The Court, as Justice Brennan explained, was persuaded that the low bar for winning libel suits — actual falsity of the claim — resembled in its punitive characteristics the law of seditious libel, which at the time of America’s founding, imposed a chilling effect on criticism of governmental officials. Under that dark and infamous doctrine, as reflected in the Sedition Act of 1798, heavy fines and lengthy prison sentences awaited those convicted of unduly harming the reputations of a public official. The net effect, Justice Brennan reasoned, was to undercut freedom of expression. A low threshold for winning libel actions, and the “pain” of paying costly libel judgments, would impose a similar chilling effect on the citizenry and result in “self- censorship.” Those newspapers that believed their criticisms of officials to be true but feared the difficulties of prevailing in court and the consequent financial ruin that would attend such failure, might well withhold their reports and commentary which, as Justice Brennan said, “thus dampens the vigor and limits the variety of public debate.” Justice Brennan envisioned the First Amendment as promoting and protecting “open and robust” public debate which, in turn, required tolerance of errors, particularly when the mistakes involved “public officials.” He observed, “erroneous statement is inevitable in free debate and it must be protected if the freedoms of expression are to have the breathing space that they need to survive.” For support, Brennan invoked his patron saint, James Madison, who introduced the Bill of Rights and championed freedom of the press, despite his own misgivings about occasional newspaper errors. Madison declared: “Some degree of abuse is inseparable from the proper use of everything; and in no instance is this more true than in that of the press.”

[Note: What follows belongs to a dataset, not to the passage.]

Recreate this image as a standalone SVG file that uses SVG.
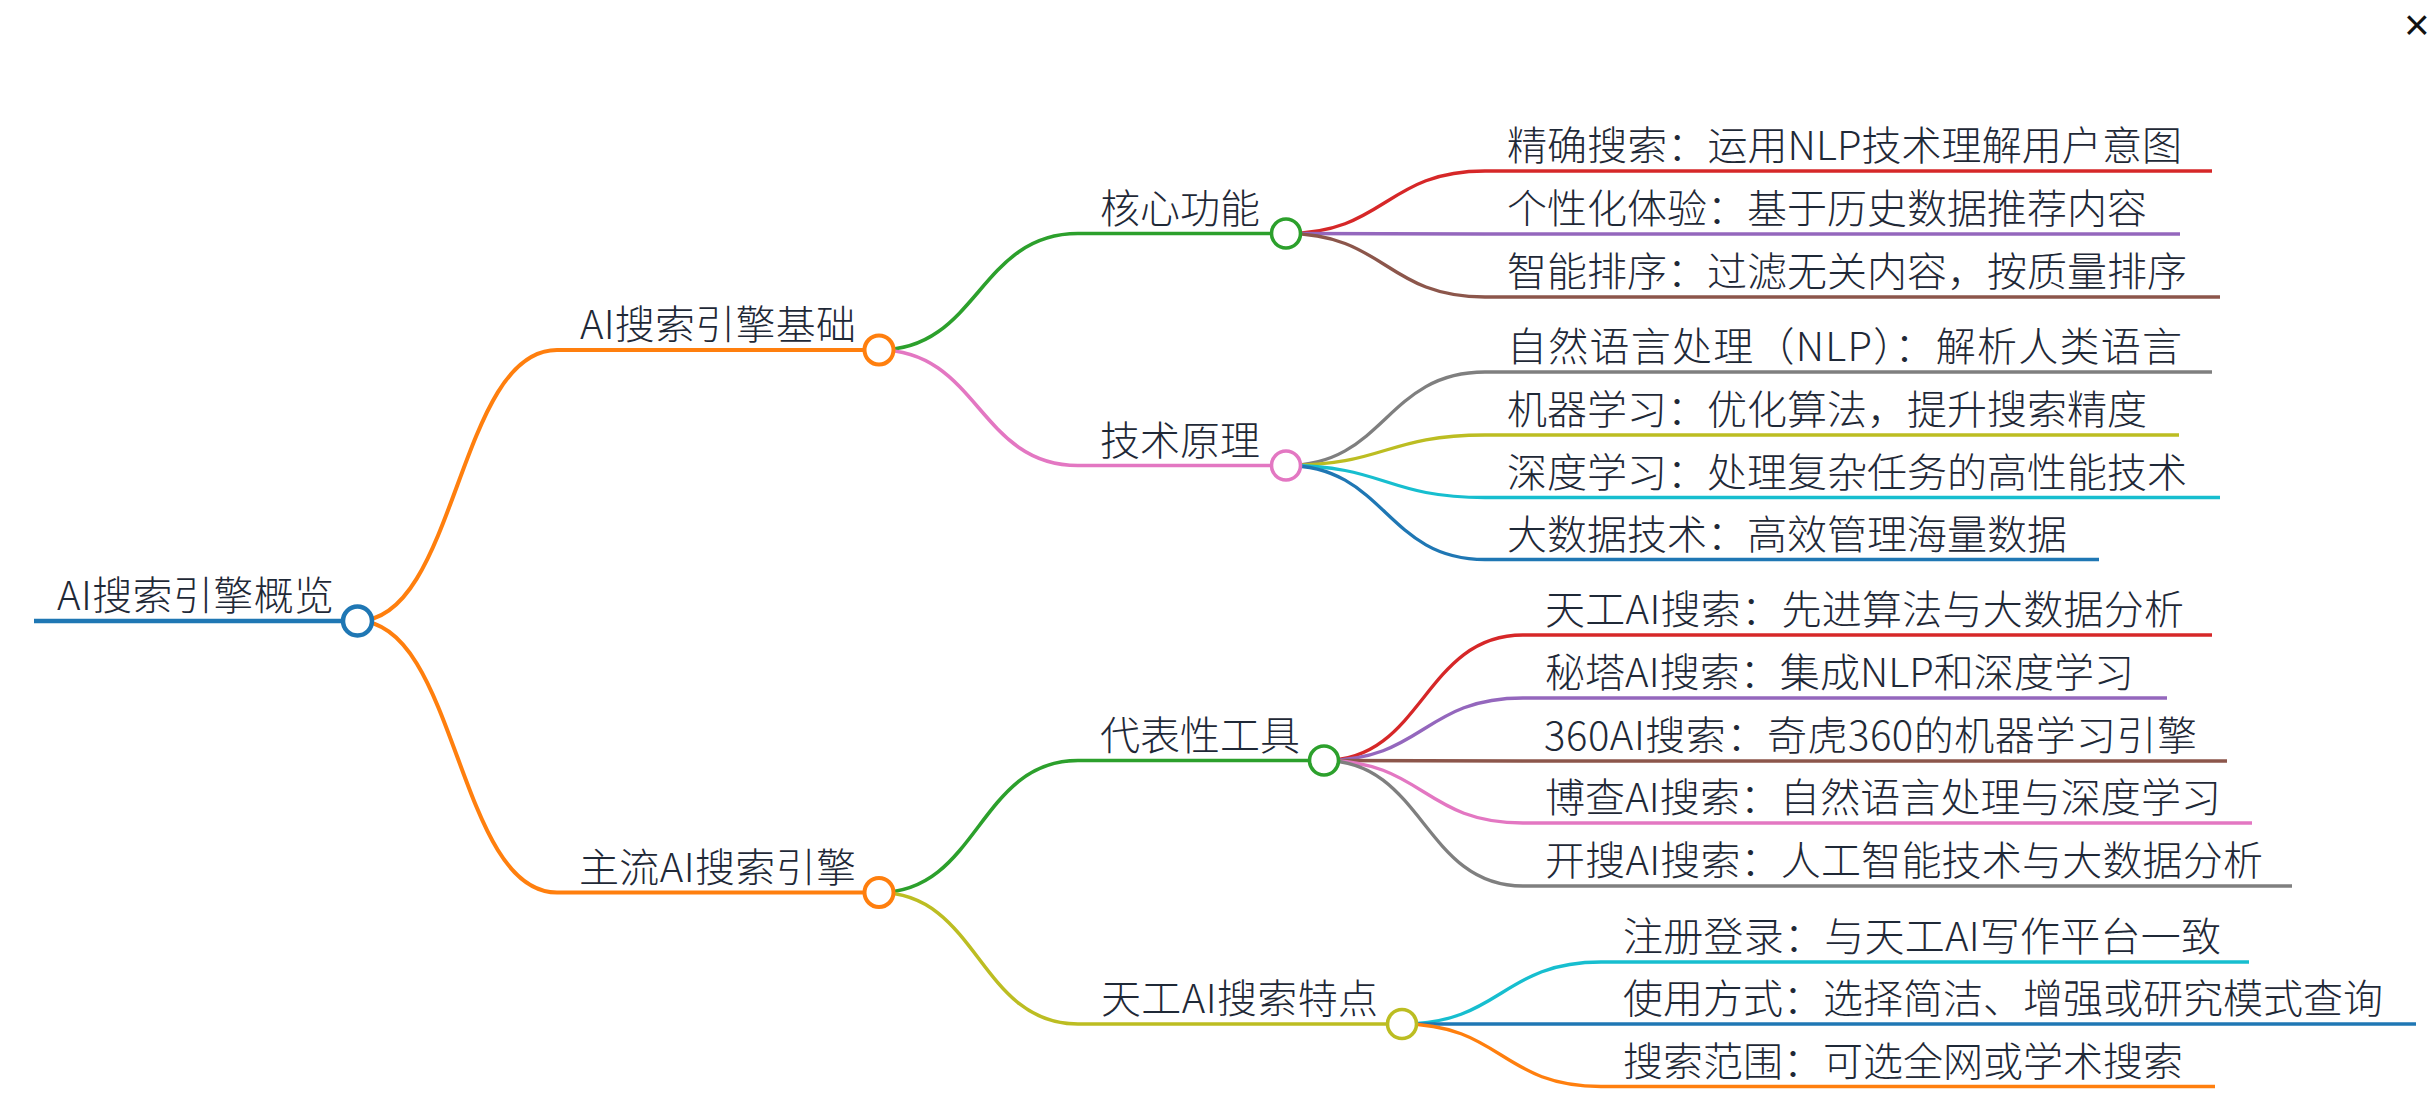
<svg xmlns="http://www.w3.org/2000/svg" width="2432" height="1098" viewBox="0 0 2432 1098">
<style>
text{font-family:"Noto Sans CJK SC","Noto Sans",sans-serif;font-size:40px;font-weight:200;fill:#1f2937}
.ln{fill:none;stroke-linecap:butt}
.lk{fill:none}
.c{fill:#fff}
.d0{stroke-width:4.5}.d1{stroke-width:4}.d2{stroke-width:3.6}.d3{stroke-width:3.3}
.blue{stroke:#1f77b4}.orange{stroke:#ff7f0e}.green{stroke:#2ca02c}.red{stroke:#d62728}.purple{stroke:#9467bd}.brown{stroke:#8c564b}.pink{stroke:#e377c2}.gray{stroke:#7f7f7f}.olive{stroke:#bcbd22}.cyan{stroke:#17becf}
</style>
<rect width="2432" height="1098" fill="#fff"/>
<g id="connectors">
<path class="lk d1 orange" d="M357.5,621 C457.25,621 457.25,350 557,350"/>
<path class="lk d1 orange" d="M357.5,621 C457.25,621 457.25,892.5 557,892.5"/>
<path class="lk d2 green" d="M879,350 C978.5,350 978.5,233.5 1078,233.5"/>
<path class="lk d2 pink" d="M879,350 C978.5,350 978.5,465.5 1078,465.5"/>
<path class="lk d2 green" d="M879,892.5 C978.5,892.5 978.5,760.5 1078,760.5"/>
<path class="lk d2 olive" d="M879,892.5 C978.5,892.5 978.5,1024 1078,1024"/>
<path class="lk d3 red" d="M1286,233.5 C1385.5,233.5 1385.5,171 1485,171"/>
<path class="lk d3 purple" d="M1286,233.5 C1385.5,233.5 1385.5,234 1485,234"/>
<path class="lk d3 brown" d="M1286,233.5 C1385.5,233.5 1385.5,297 1485,297"/>
<path class="lk d3 gray" d="M1286,465.5 C1385.5,465.5 1385.5,372 1485,372"/>
<path class="lk d3 olive" d="M1286,465.5 C1385.5,465.5 1385.5,435 1485,435"/>
<path class="lk d3 cyan" d="M1286,465.5 C1385.5,465.5 1385.5,497.5 1485,497.5"/>
<path class="lk d3 blue" d="M1286,465.5 C1385.5,465.5 1385.5,559.5 1485,559.5"/>
<path class="lk d3 red" d="M1324,760.5 C1423.5,760.5 1423.5,635 1523,635"/>
<path class="lk d3 purple" d="M1324,760.5 C1423.5,760.5 1423.5,698 1523,698"/>
<path class="lk d3 brown" d="M1324,760.5 C1423.5,760.5 1423.5,761 1523,761"/>
<path class="lk d3 pink" d="M1324,760.5 C1423.5,760.5 1423.5,823 1523,823"/>
<path class="lk d3 gray" d="M1324,760.5 C1423.5,760.5 1423.5,886 1523,886"/>
<path class="lk d3 cyan" d="M1402,1024 C1501.5,1024 1501.5,962 1601,962"/>
<path class="lk d3 blue" d="M1402,1024 C1501.5,1024 1501.5,1024 1601,1024"/>
<path class="lk d3 orange" d="M1402,1024 C1501.5,1024 1501.5,1086.5 1601,1086.5"/>
</g>
<g id="n-root"><line class="ln d0 blue" x1="34" y1="621" x2="357.5" y2="621"/><text x="57" y="610" textLength="277" lengthAdjust="spacing">AI搜索引擎概览</text><circle class="c d0 blue" cx="357.5" cy="621" r="14.5"/></g>
<g id="n-basics"><line class="ln d1 orange" x1="557" y1="350" x2="879" y2="350"/><text x="580" y="339" textLength="276" lengthAdjust="spacing">AI搜索引擎基础</text><circle class="c d1 orange" cx="879" cy="350" r="14.5"/></g>
<g id="n-mainstream"><line class="ln d1 orange" x1="557" y1="892.5" x2="879" y2="892.5"/><text x="579" y="881.5" textLength="277" lengthAdjust="spacing">主流AI搜索引擎</text><circle class="c d1 orange" cx="879" cy="892.5" r="14.5"/></g>
<g id="n-core"><line class="ln d2 green" x1="1078" y1="233.5" x2="1286" y2="233.5"/><text x="1100" y="222.5">核心功能</text><circle class="c d2 green" cx="1286" cy="233.5" r="14.5"/></g>
<g id="n-tech"><line class="ln d2 pink" x1="1078" y1="465.5" x2="1286" y2="465.5"/><text x="1100" y="454.5">技术原理</text><circle class="c d2 pink" cx="1286" cy="465.5" r="14.5"/></g>
<g id="n-tools"><line class="ln d2 green" x1="1078" y1="760.5" x2="1324" y2="760.5"/><text x="1100" y="749.5">代表性工具</text><circle class="c d2 green" cx="1324" cy="760.5" r="14.5"/></g>
<g id="n-tiangong"><line class="ln d2 olive" x1="1078" y1="1024" x2="1402" y2="1024"/><text x="1101" y="1013" textLength="277" lengthAdjust="spacing">天工AI搜索特点</text><circle class="c d2 olive" cx="1402" cy="1024" r="14.5"/></g>
<g id="n-c1"><line class="ln d3 red" x1="1485" y1="171" x2="2212" y2="171"/><text x="1507" y="160" textLength="675" lengthAdjust="spacing">精确搜索：运用NLP技术理解用户意图</text></g>
<g id="n-c2"><line class="ln d3 purple" x1="1485" y1="234" x2="2180" y2="234"/><text x="1507" y="223">个性化体验：基于历史数据推荐内容</text></g>
<g id="n-c3"><line class="ln d3 brown" x1="1485" y1="297" x2="2220" y2="297"/><text x="1507" y="286">智能排序：过滤无关内容，按质量排序</text></g>
<g id="n-t1"><line class="ln d3 gray" x1="1485" y1="372" x2="2212" y2="372"/><text x="1507" y="361" textLength="675" lengthAdjust="spacing">自然语言处理（NLP）：解析人类语言</text></g>
<g id="n-t2"><line class="ln d3 olive" x1="1485" y1="435" x2="2179" y2="435"/><text x="1507" y="424">机器学习：优化算法，提升搜索精度</text></g>
<g id="n-t3"><line class="ln d3 cyan" x1="1485" y1="497.5" x2="2220" y2="497.5"/><text x="1507" y="486.5">深度学习：处理复杂任务的高性能技术</text></g>
<g id="n-t4"><line class="ln d3 blue" x1="1485" y1="559.5" x2="2099" y2="559.5"/><text x="1507" y="548.5">大数据技术：高效管理海量数据</text></g>
<g id="n-s1"><line class="ln d3 red" x1="1523" y1="635" x2="2212" y2="635"/><text x="1545" y="624" textLength="639" lengthAdjust="spacing">天工AI搜索：先进算法与大数据分析</text></g>
<g id="n-s2"><line class="ln d3 purple" x1="1523" y1="698" x2="2167" y2="698"/><text x="1545" y="687" textLength="589" lengthAdjust="spacing">秘塔AI搜索：集成NLP和深度学习</text></g>
<g id="n-s3"><line class="ln d3 brown" x1="1523" y1="761" x2="2227" y2="761"/><text x="1544" y="750" textLength="653" lengthAdjust="spacing">360AI搜索：奇虎360的机器学习引擎</text></g>
<g id="n-s4"><line class="ln d3 pink" x1="1523" y1="823" x2="2252" y2="823"/><text x="1545" y="812" textLength="676" lengthAdjust="spacing">博查AI搜索：自然语言处理与深度学习</text></g>
<g id="n-s5"><line class="ln d3 gray" x1="1523" y1="886" x2="2292" y2="886"/><text x="1545" y="875" textLength="718" lengthAdjust="spacing">开搜AI搜索：人工智能技术与大数据分析</text></g>
<g id="n-f1"><line class="ln d3 cyan" x1="1601" y1="962" x2="2249" y2="962"/><text x="1623" y="951" textLength="598" lengthAdjust="spacing">注册登录：与天工AI写作平台一致</text></g>
<g id="n-f2"><line class="ln d3 blue" x1="1601" y1="1024" x2="2416" y2="1024"/><text x="1623" y="1013">使用方式：选择简洁、增强或研究模式查询</text></g>
<g id="n-f3"><line class="ln d3 orange" x1="1601" y1="1086.5" x2="2215" y2="1086.5"/><text x="1623" y="1075.5">搜索范围：可选全网或学术搜索</text></g>
<text x="2404" y="40" style="font-family:'Liberation Sans',sans-serif;font-size:44px;font-weight:400;fill:#111">×</text>
</svg>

In this Madisonian spirit, Justice Brennan wrote that “constitutional protection” cannot “turn upon the truth, popularity or social utility of the ideas and beliefs which are offered.” The inevitability of errors in “freedom of debate” requires their protection if the “freedoms of expression are to have the breathing space that they need to survive.”

The defense and preservation of democracy in America requires protection of that breathing space. Let us hope that courts agree to preserve the Sullivan standard and the protection it affords the robust and spirited debate essential to our freedoms and liberties.